By Mary Catherine O'Connor
Jan. 15, 2010—
Liverpool, a 76-store Mexican department store chain, is expanding its
RFID-tagging program, which it rolled out in late 2007 after two years of testing. Since that time, more than 2,300 of the retailer's suppliers have begun shipping their products in tagged plastic totes to Liverpool's main distribution center, where the
EPC Gen 2 passive ultrahigh-
frequency (
UHF) tags are
read and used to confirm incoming shipments, as well as ready them for distribution to retail stores. Now, 200 suppliers that receive goods in single-use cardboard cartons are also tagging their shipments, thus enabling Liverpool to leverage its RFID infrastructure for all incoming products at the DC. The retailer estimates that the suppliers will apply 3 million EPC Gen 2 RFID tags to single-use cartons annually.
The distribution center ships "softline" products—any products that consumers can take home with them from a store—to all 76 Liverpool locations, explains Luis Vicente Ortega, the retailer's dynamic response manager. Larger items, such as furniture or appliances, are handled at a separate DC, where RFID is not being used.
|
|
At Liverpool's DC, a worker moves a pallet of tagged cases through an RFID reader tunnel.
|
Most of the suppliers rent reusable logistics units (totes, pallets and other reusable containers) from Liverpool, which they use to ship product to the distribution center.
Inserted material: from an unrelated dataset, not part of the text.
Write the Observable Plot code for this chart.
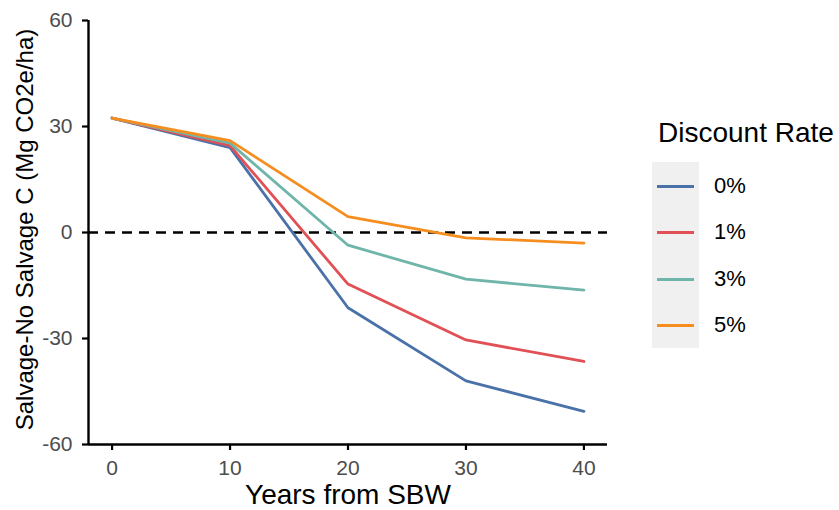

By attaching RFID tags to the 600,000 logistical units in its rental pool, Liverpool was able to quickly roll out the RFID program without its suppliers having to make any changes to their business processes, and without having to invest in RFID technology. For a variety of reasons, however, 200 of the company's suppliers do not utilize these reusable containers. These suppliers have recently begun attaching labels with embedded RFID inlays to cases of goods before they are shipped to the DC, and they also attach an RFID label to each pallet.
The labels contain
UPM Raflatac ShortDipole inlays made with
Impinj's Monza 3 chips. Mexican firm
Digilogics, which acts as UPM's
tag converting partner in Mexico, embeds the inlays into the labels and employs a
Zebra Technologies RZ400 RFID
printer to encode a serialized shipping container code (SSCC) onto each label's RFID
chip, and to print that same number on the label in bar-code form.
Grupo Hasar acted as the RFID systems integrator for the project, selecting the necessary RFID hardware and helping Liverpool to design and deploy the system. Hasar also provided the
middleware required to send the shipping data from the RFID reader to the warehouse-management software used by Liverpool.
Before sending out a shipment, a supplier (whether it utilizes reusable totes or one-time-use cardboard boxes) scans the
bar code on the label of each tote or box before placing that container onto a pallet. Once the pallet is fully loaded, another RFID label is placed on the pallet, and that label's SSCC is associated with those of all totes or cases on the pallet. The supplier transmits all of this information to Liverpool in an advance shipping notice (ASN), which Liverpool then uses to confirm the order upon receipt.